Lo chiamano carciofo mammola, cimarolo o romano ma altro non è che il favoloso carciofo romanesco IGP del Lazio! Svelato il dilemma, conosciamo meglio questa eccellenza gastronomica italiana che ci viene invidiata da tutto il mondo.
Ecco tutte le cose che bisogna sapere sui carciofi mammole, cimaroli e romaneschi!
Perché il romanesco è chiamato mammola o cimarolo?
I carciofi mammole vengono chiamati in molte maniere seppur la nomea riconosciuta ufficialmente sia “Carciofo romanesco IGP del Lazio”. A cosa si devono tutti questi nomi?

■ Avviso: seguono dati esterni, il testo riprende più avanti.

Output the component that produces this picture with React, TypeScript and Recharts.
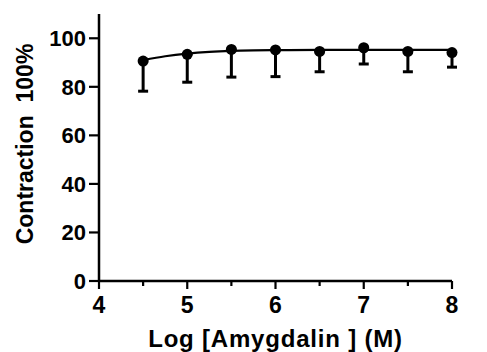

Possiamo dire che mammola e cimarolo sono due sinonimi, in entrambi i casi queste parole identificano il carciofo che cresce all’apice delle piante, solitamente il carciofo più precoce, voluminoso e saporito. Probabilmente i romaneschi hanno acquisito il nome di mammola e cimarolo per le loro dimensioni, mediamente maggiori rispetto a quelle di ogni altra varietà di carciofo.
Dall’antico Egitto a oggi, tutti amano i carciofi!
La coltivazione del carciofo nel Centro Italia è una vera e propria tradizione che affonda le proprie radici nel passato.
Secondo Teofrasto questo ortaggio era conosciuto e usato dagli antichi greci e dagli egiziani, era amato e coltivato dagli etruschi, come testimoniano alcuni dipinti sui muri nella necropoli di Tarquinia. Ed anche gli antichi romani ne andavano ghiotti, tanto che molti autori latini non possono fare a meno di raccontare quanto i nostri antenati li apprezzassero. Insomma, nella storia dell’essere umano il carciofo ha avuto sempre molti ammiratori ed anche ai giorni nostri non ha smesso di essere un ortaggio molto gradito.
Regola la digestione e ripulisce il fegato
Il carciofo romanesco possiede moltissime qualità grazie alle numerose sostanze di cui è composto.
È ricco di antiossidanti, su tutti betacarotene e luteina, e di un particolare composto, la cinarina, il quale dona a questo ortaggio particolari qualità.
Se gli antiossidanti combattono i radicali liberi contrastando le malattie, la cinarina dona al carciofo importanti doti epato-regolatrici, depurative e disintossicanti: è in grado di mantenere in salute l’apparato digerente e il fegato e di regolarne l’attività.
Qualità garantita IGP
Il romanesco è un ortaggio speciale ed è per questo che il carciofo mammola è stato insignito del marchio IGP, onorificenza che dimostra come la qualità del prodotto sia necessariamente legata al luogo in cui questo viene coltivato.
Il territorio di produzione del Carciofo romanesco IGP del Lazio si estende lungo la costa del Tirreno da Viterbo a Roma ma anche una zona a nord di Latina, a sottolineare gli areali in cui questa coltura vanta un’importante tradizione.
Grazie al lavoro degli agricoltori della zona, ogni gennaio comincia la raccolta del carciofo che terminerà a maggio, quando le piante esauriranno la produzione: è questo il periodo migliore dei carciofi, non perdetelo di vista!
In cucina, dagli antichi romani ai giorni nostri
Se i carciofi sono parte fondamentale della cucina italiana, il Carciofo romanesco IGP del Lazio è l’alimento principe della tradizione romana in tavola.
Nell’antica Roma veniva servito accompagnato da garum (un condimento tipico dell’epoca) e uova sode, oppure impiattato tra le erbette. Ai giorni nostri invece cucinare carciofi nella Capitale è sinonimo di 2 portate: i carciofi alla giudia e carciofi alla romana. Il primo piatto nasce nei quartieri ebraici della Capitale e prevede di friggere le mammole a testa in giù mentre quelli alla romana vengono cotti in padella a fuoco lento con olio, sale, pepe, aglio con una spolverata di prezzemolo e pangrattato.
Preparazioni tradizionali che fanno parte di una gran lista di ricette con carciofi mammole, come “patate e carciofi”, oppure i carciofi ripieni, i carciofi gratinati, le lasagne ai carciofi, l’agnello con i carciofi o le braciole con i carciofi, solo per citarne qualcuna.